I cannot believe that I am writing this post yet again. I have covered this subject repeatedly, but it seems some people need to see it yet again. Black women are in a unique position, in that we struggle with two identities, which are marginalized from birth. When one is born Black and female, at any moment of any day, one may be targeted by either racism or sexism. It is this binary, that is the foundation of much angst between us and our supposed allies.
White women will engage us with arms outstretched, talking about sisterhood and solidarity. This is all well and good, until race raises its ugly head. In that moment, Black women are expected to ignore the ways in which race serves to mark our bodies as other. While their mothers and grandmothers were fighting the battle to get out of the kitchen, we knew that our place was firmly ensconced at the stove, forever the helper and the foundation.
When White women worried that breast feeding might ruin their figures, it was to our ample bosoms that they turned. Yes, they can do it all, as long as they have a Black woman to exploit. Go girl power my ass. To this day, the voices of WOC are largely silenced within the feminist movement and yet it is supposedly about advancing equal rights for women. Tunnel vision regarding gender, to the exclusion of anything that specifically address issues of race, class, ability and sexuality, informs much of present feminist discourse, despite the mantra about intersectionality.
All you see is race we are told, or why must everything be about race? Of course, they can’t see the importance of race because no one ever looked at them and called them a nigger. No one ever spit on them because of the color of their skin. No one ever decided that were angry, slutty, irrational, unrapeable or aggressive, all based solely on the color of their skin. (In case you are wondering, I have experienced all of the aforementioned).
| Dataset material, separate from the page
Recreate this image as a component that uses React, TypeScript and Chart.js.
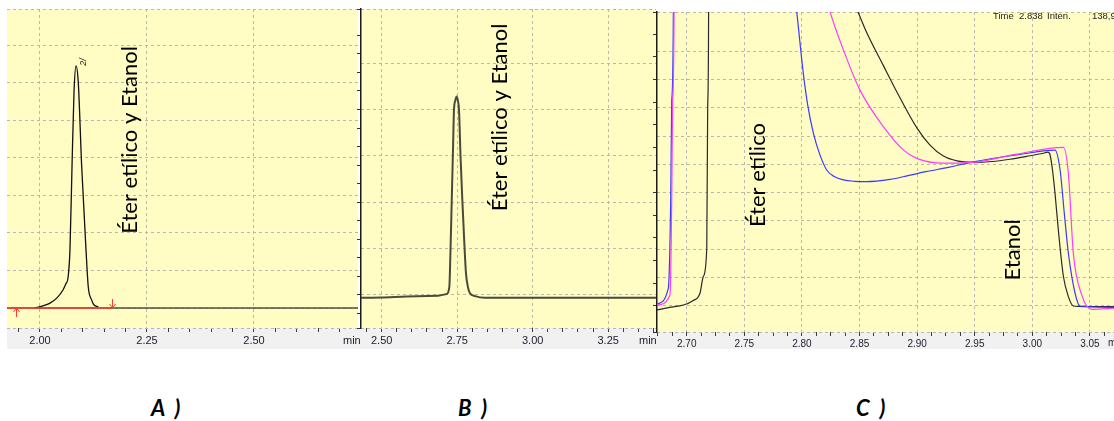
import React, { useEffect, useRef } from 'react';
import { Chart, registerables } from 'chart.js';

Chart.register(...registerables);

// ---------- Panel A: one co-eluting peak ----------
const aRange = [1.9229, 2.743];
const aSignalRange = [-0.533, 7.97];
const aTickLabels = ['2.00', '2.25', '2.50'];
const aBaseTime = [1.9229, 2.743];
const aBaseSignal = [0, 0];
const aPeakTime = [1.9883, 2.005, 2.0234, 2.0397, 2.0537, 2.0607, 2.0654, 2.07, 2.0748, 2.0794, 2.0841, 2.0895, 2.0974, 2.1075, 2.1128, 2.1208, 2.125, 2.1362];
const aPeakSignal = [0, 0.05, 0.13, 0.27, 0.48, 0.65, 0.8, 1.55, 3.77, 5.73, 6.45, 6.0, 3.77, 1.55, 0.56, 0.21, 0.1, 0.03];
const aIntegTime = [1.9229, 2.168];
const aIntegSignal = [0, 0];
const aMarkStart = 1.944;
const aMarkEnd = 2.168;

// ---------- Panel B: one peak on a second column ----------
const bRange = [2.4315, 3.4083];
const bSignalRange = [-0.719, 6.171];
const bTickLabels = ['2.50', '2.75', '3.00', '3.25'];
const bTime = [2.4315, 2.5, 2.583, 2.6875, 2.715, 2.724, 2.728, 2.732, 2.736, 2.7394, 2.744, 2.748, 2.752, 2.756, 2.761, 2.767, 2.773, 2.779, 2.786, 2.7924, 2.809, 2.842, 3.4083];
const bSignal = [-0.065, -0.06, -0.04, -0.02, 0.015, 0.17, 1.0, 2.05, 3.1, 3.99, 4.2, 4.28, 4.2, 3.99, 3.0, 2.05, 1.2, 0.47, 0.15, 0.03, -0.03, -0.065, -0.065];

// ---------- Panel C: zoom on the separation, three runs ----------
const cRange = [2.6742, 3.0709];
const cSignalRange = [-0.918, 10.377];
const cTickLabels = ['2.70', '2.75', '2.80', '2.85', '2.90', '2.95', '3.00', '3.05'];
const cBlackTime = [2.6742, 2.685, 2.697, 2.705, 2.7115, 2.7144, 2.7174, 2.7182, 2.719, 2.7195, 2.8392, 2.8487, 2.8556, 2.8704, 2.8852, 2.8999, 2.9112, 2.9225, 2.9346, 2.9488, 2.965, 2.9806, 2.995, 3.0095, 3.0135, 3.0154, 3.0175, 3.0197, 3.023, 3.027, 3.0313, 3.0356, 3.045, 3.0709];
const cBlackSignal = [-0.14, -0.05, 0.035, 0.18, 0.45, 1.04, 2.04, 7.04, 10.4, 40, 11.3, 10.38, 9.71, 8.51, 7.34, 6.28, 5.68, 5.3, 5.12, 5.07, 5.1, 5.18, 5.28, 5.39, 5.43, 5.33, 4.8, 3.98, 2.5, 1.04, 0.33, 0, -0.02, -0.02];
const cBlueTime = [2.6742, 2.684, 2.6861, 2.687, 2.6884, 2.6889, 2.7938, 2.7955, 2.8012, 2.805, 2.81, 2.8155, 2.8215, 2.828, 2.836, 2.846, 2.856, 2.8765, 2.8921, 2.9076, 2.928, 2.9488, 2.9864, 3.0197, 3.0241, 3.0277, 3.0313, 3.0371, 3.0414, 3.0709];
const cBlueSignal = [0.07, 0.62, 3.74, 7.27, 10.39, 40, 11.0, 10.39, 8.21, 7.1, 6.09, 5.35, 4.8, 4.57, 4.45, 4.4, 4.39, 4.47, 4.6, 4.74, 4.9, 5.09, 5.33, 5.5, 4.8, 3.3, 1.86, 0.45, 0, -0.05];
const cPinkTime = [2.6742, 2.6855, 2.687, 2.6878, 2.689, 2.6895, 2.8205, 2.8244, 2.836, 2.8504, 2.8707, 2.888, 2.8997, 2.9227, 2.9488, 2.9864, 3.027, 3.0313, 3.0356, 3.0429, 3.0516, 3.0709];
const cPinkSignal = [0.035, 0.39, 3.74, 7.27, 10.39, 40, 11.0, 10.39, 9.04, 7.62, 6.33, 5.51, 5.21, 5.04, 5.07, 5.36, 5.6, 4.68, 1.86, 0.39, -0.12, -0.08];

const YELLOW = '#fffdc4';
const GRID = '#b8b8ae';
const LABEL_FONT = 'Lato, "Open Sans", sans-serif';
const NARROW = '"Liberation Sans Narrow", "Liberation Sans", Arial, sans-serif';

type Note =
  | { kind: 'text'; x: number; y: number; text: string; font: string; color: string; rotation: number }
  | { kind: 'arrow'; x: number; from: number; to: number; color: string };

function panelPlugins(notes: Note[]) {
  return [
    {
      id: 'plotBackground',
      beforeDraw(chart: any) {
        const { ctx, chartArea: a } = chart;
        ctx.save();
        ctx.fillStyle = YELLOW;
        ctx.fillRect(a.left, a.top, a.right - a.left, a.bottom - a.top);
        ctx.restore();
      },
    },
    {
      id: 'notes',
      afterDatasetsDraw(chart: any) {
        const { ctx } = chart;
        const xs = chart.scales.x;
        const ys = chart.scales.y;
        notes.forEach((n) => {
          ctx.save();
          if (n.kind === 'text') {
            ctx.translate(xs.getPixelForValue(n.x), ys.getPixelForValue(n.y));
            ctx.rotate(n.rotation);
            ctx.font = n.font;
            ctx.fillStyle = n.color;
            ctx.textAlign = 'center';
            ctx.textBaseline = 'middle';
            ctx.fillText(n.text, 0, 0);
          } else {
            const px = Math.round(xs.getPixelForValue(n.x)) + 0.5;
            const y0 = ys.getPixelForValue(n.from);
            const y1 = ys.getPixelForValue(n.to);
            const dir = Math.sign(y1 - y0);
            ctx.strokeStyle = n.color;
            ctx.lineWidth = 1;
            ctx.beginPath();
            ctx.moveTo(px, y0);
            ctx.lineTo(px, y1);
            ctx.moveTo(px - 3, y1 - dir * 4);
            ctx.lineTo(px, y1);
            ctx.lineTo(px + 3, y1 - dir * 4);
            ctx.stroke();
          }
          ctx.restore();
        });
      },
    },
  ];
}

function series(times: number[], values: number[], color: string, width: number) {
  return {
    data: times.map((t, i) => ({ x: t, y: values[i] })),
    borderColor: color,
    borderWidth: width,
    pointRadius: 0,
    fill: false,
    cubicInterpolationMode: 'monotone' as const,
    xAxisID: 'x',
    yAxisID: 'y',
  };
}

function timeAxis(range: number[], step: number, labels: string[], font: any, height: number) {
  const isMajor = (v: any) => v !== undefined && labels.includes(Number(v).toFixed(2));
  return {
    type: 'linear',
    position: 'bottom',
    min: range[0],
    max: range[1],
    afterFit: (s: any) => {
      s.height = height;
    },
    border: { display: false, dash: [3, 3] },
    grid: {
      color: (c: any) => (isMajor(c.tick && c.tick.value) ? GRID : 'rgba(0,0,0,0)'),
      drawTicks: true,
      tickLength: 4,
      tickColor: '#3c3c3c',
      tickWidth: 1,
      lineWidth: 1,
    },
    ticks: {
      stepSize: step,
      includeBounds: false,
      autoSkip: false,
      maxRotation: 0,
      minRotation: 0,
      padding: 2,
      font,
      color: '#1c1c2c',
      callback: (v: any) => (isMajor(v) ? Number(v).toFixed(2) : ''),
    },
  };
}

function gridAxis(range: number[]) {
  return {
    type: 'linear',
    position: 'left',
    min: range[0],
    max: range[1],
    afterFit: (s: any) => {
      s.width = 0;
    },
    border: { display: false, dash: [3, 3] },
    grid: { color: GRID, drawTicks: false, lineWidth: 1 },
    ticks: { display: false, stepSize: 1 },
  };
}

function frameAxis(range: number[], step: number, width: number) {
  return {
    type: 'linear',
    position: 'left',
    min: range[0],
    max: range[1],
    afterFit: (s: any) => {
      s.width = width;
    },
    border: { display: true, color: '#1a1a1a', width: 1.5 },
    grid: { drawOnChartArea: false, drawTicks: true, tickLength: 4, tickColor: '#333', color: '#333' },
    ticks: { display: false, stepSize: step },
  };
}

function baseOptions(padding: any, scales: any) {
  return {
    responsive: false,
    animation: false,
    events: [],
    layout: { padding },
    plugins: { legend: { display: false }, tooltip: { enabled: false } },
    scales,
  };
}

const textFont = `22px ${LABEL_FONT}`;
const up = -Math.PI / 2;

function configA(): any {
  return {
    type: 'line',
    data: {
      datasets: [
        series(aIntegTime, aIntegSignal, '#ff3b30', 1.5),
        series(aPeakTime, aPeakSignal, '#111111', 1.3),
        series(aBaseTime, aBaseSignal, '#4e4e3c', 1.5),
      ],
    },
    options: baseOptions(
      { left: 7, top: 9, right: 1, bottom: 0 },
      {
        x: timeAxis(aRange, 0.05, aTickLabels, { family: '"Liberation Sans", Arial, sans-serif', size: 11 }, 22),
        y: gridAxis(aSignalRange),
      }
    ),
    plugins: panelPlugins([
      { kind: 'text', x: 2.2103, y: 4.48, text: 'Éter etílico y Etanol', font: textFont, color: '#000', rotation: up },
      { kind: 'text', x: 2.1005, y: 6.56, text: '2/', font: 'italic 9px "Liberation Sans", Arial', color: '#222', rotation: up },
      { kind: 'arrow', x: aMarkStart, from: -0.24, to: 0, color: '#ff3b30' },
      { kind: 'arrow', x: aMarkEnd, from: 0.24, to: 0, color: '#ff3b30' },
    ]),
  };
}

function configB(): any {
  return {
    type: 'line',
    data: { datasets: [series(bTime, bSignal, '#4a4a3a', 2)] },
    options: baseOptions(
      { left: 0, top: 9, right: 0, bottom: 0 },
      {
        x: timeAxis(bRange, 0.05, bTickLabels, { family: '"Liberation Sans", Arial, sans-serif', size: 11 }, 22),
        y: gridAxis(bSignalRange),
        frame: frameAxis(bSignalRange, 0.4, 9),
      }
    ),
    plugins: panelPlugins([
      { kind: 'text', x: 2.8917, y: 3.83, text: 'Éter etílico y Etanol', font: textFont, color: '#000', rotation: up },
    ]),
  };
}

function configC(): any {
  return {
    type: 'line',
    data: {
      datasets: [
        series(cPinkTime, cPinkSignal, '#ff3cff', 1.2),
        series(cBlueTime, cBlueSignal, '#3a3aff', 1.2),
        series(cBlackTime, cBlackSignal, '#2a2a2a', 1.2),
      ],
    },
    options: baseOptions(
      { left: 0, top: 12, right: 0, bottom: 0 },
      {
        x: timeAxis(cRange, 0.0125, cTickLabels, { family: NARROW, size: 10 }, 20),
        y: gridAxis(cSignalRange),
        frame: frameAxis(cSignalRange, 0.8, 11),
      }
    ),
    plugins: panelPlugins([
      { kind: 'text', x: 2.7619, y: 4.62, text: 'Éter etílico', font: textFont, color: '#000', rotation: up },
      { kind: 'text', x: 2.9833, y: 1.98, text: 'Etanol', font: textFont, color: '#000', rotation: up },
    ]),
  };
}

function ChartCanvas({ build, left, top, width, height }: { build: () => any; left: number; top: number; width: number; height: number }) {
  const ref = useRef<HTMLCanvasElement | null>(null);
  useEffect(() => {
    if (!ref.current) return;
    const chart = new Chart(ref.current, build());
    return () => chart.destroy();
  }, [build]);
  return (
    <canvas
      ref={ref}
      width={width}
      height={height}
      style={{ position: 'absolute', left, top, width, height }}
    />
  );
}

const small: React.CSSProperties = {
  position: 'absolute',
  fontFamily: '"Liberation Sans", Arial, sans-serif',
  fontSize: 11,
  color: '#1c1c2c',
  lineHeight: '12px',
  whiteSpace: 'nowrap',
};

const caption: React.CSSProperties = {
  position: 'absolute',
  fontFamily: LABEL_FONT,
  fontWeight: 700,
  fontStyle: 'italic',
  fontSize: 22,
  lineHeight: '26px',
  wordSpacing: 5,
  color: '#000',
  whiteSpace: 'nowrap',
};

const header: React.CSSProperties = {
  position: 'absolute',
  fontFamily: NARROW,
  fontSize: 9.5,
  color: '#222',
  whiteSpace: 'nowrap',
  lineHeight: '12px',
  top: 0,
};

export default function App() {
  return (
    <div style={{ position: 'fixed', left: 0, top: 0, width: 1114, height: 421, background: '#fff', overflow: 'hidden' }}>
      <div style={{ position: 'absolute', left: 7, top: 328, width: 1107, height: 21, background: '#f1f1f1' }} />
      <ChartCanvas build={configA} left={0} top={0} width={359} height={350} />
      <ChartCanvas build={configB} left={352} top={0} width={304} height={350} />
      <ChartCanvas build={configC} left={646} top={0} width={468} height={352} />
      <span style={{ ...small, left: 343, top: 334 }}>min</span>
      <span style={{ ...small, left: 639, top: 334 }}>min</span>
      <span style={{ ...small, left: 1108, top: 337, fontFamily: NARROW, fontSize: 10 }}>min</span>
      <div style={{ position: 'absolute', left: 990, top: 10 }}>
        <span style={{ ...header, left: 3 }}>Time</span>
        <span style={{ ...header, left: 29 }}>2.838</span>
        <span style={{ ...header, left: 57 }}>Inten.</span>
        <span style={{ ...header, left: 102 }}>138,92</span>
      </div>
      <span style={{ ...caption, left: 151, top: 395 }}>A )</span>
      <span style={{ ...caption, left: 458, top: 395 }}>B )</span>
      <span style={{ ...caption, left: 856, top: 395 }}>C )</span>
    </div>
  );
}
If you don’t know why race matters, perhaps the issue is not me, but your own unacknowledged privilege.
We are blind to gender oppression we are told, because sometimes defending ourselves again racism, means standing in solidarity with Black men. Black men are not just some abstract gender, they are our fathers, sons, brothers, husbands, cousins, uncles and friends. Our attachment is one of blood and shared pain. You have a history of being silent when White men abuse us but the moment we stand up for our men, we are betraying the cause. Yep, no agenda there. White women may be oppressed by gender, but they have always been able to use Whiteness to their advantage.
Okay, on to Black men. Uplift the race is the mantra that you try and sell us. This is the supposed key to equality. I have about as much faith in you, as I do a snake oil salesman. There can be no doubt that racism affects us both, though differently. There can be no doubt that we must fight against racism; if not for ourselves, then for our children. Even with these truisms, how many men think that the path forward, is by ignoring the ways in which their sexism is specifically harmful to Black women?
You love us when you want a booty call. You love us when you want a meal cooked or your clothes cleaned, but where is the love when it is time to defend our humanity or laud our accomplishments? Where is the love, when you strike us in fits of rage? A Black man may face the terrible forms of racism in the public sphere, but he can always come home and aim that brutality directly at his Black wife.
As much as race serves to bond us together, gender disparity acts as a divide. Why is uplifting the race always based in supporting patriarchy? Black men seek equality with White men and this means the ability to act with impunity. Demanding our silence, so that you may present an aggressive masculinity that serves no one, is not the path forward. Demanding that our needs are secondary, to focus on issues that solely benefit you and couching this as defending the race, is nothing more than an obvious display of sexism.
We are not bitches and ho’s; we are your mothers, sisters, and daughters. More than any other betrayal Black women face, yours hurts the most because it is on our breasts that you suckled. It is your tears that we have kissed away for generations and how are we rewarded? Affirming every negative stereotype that has been created about us, does not uplift the race; it simply affirms your desire to express patriarchal power.
Black women stand in the middle of two dynamic forces, which seek to claim us for their own purposes. Neither side wishes to validate our identities and neither side can claim to love us outside of an agenda. You don’t know us and in fact never sought to because in doing so, you would have to admit that we are more than a political tool. Perhaps, it is time for you to look for new shoulders to stand upon. If anyone is tired in this life, it is the Black woman. Judas at one point claimed to love Christ and your protestations ring even more hollow.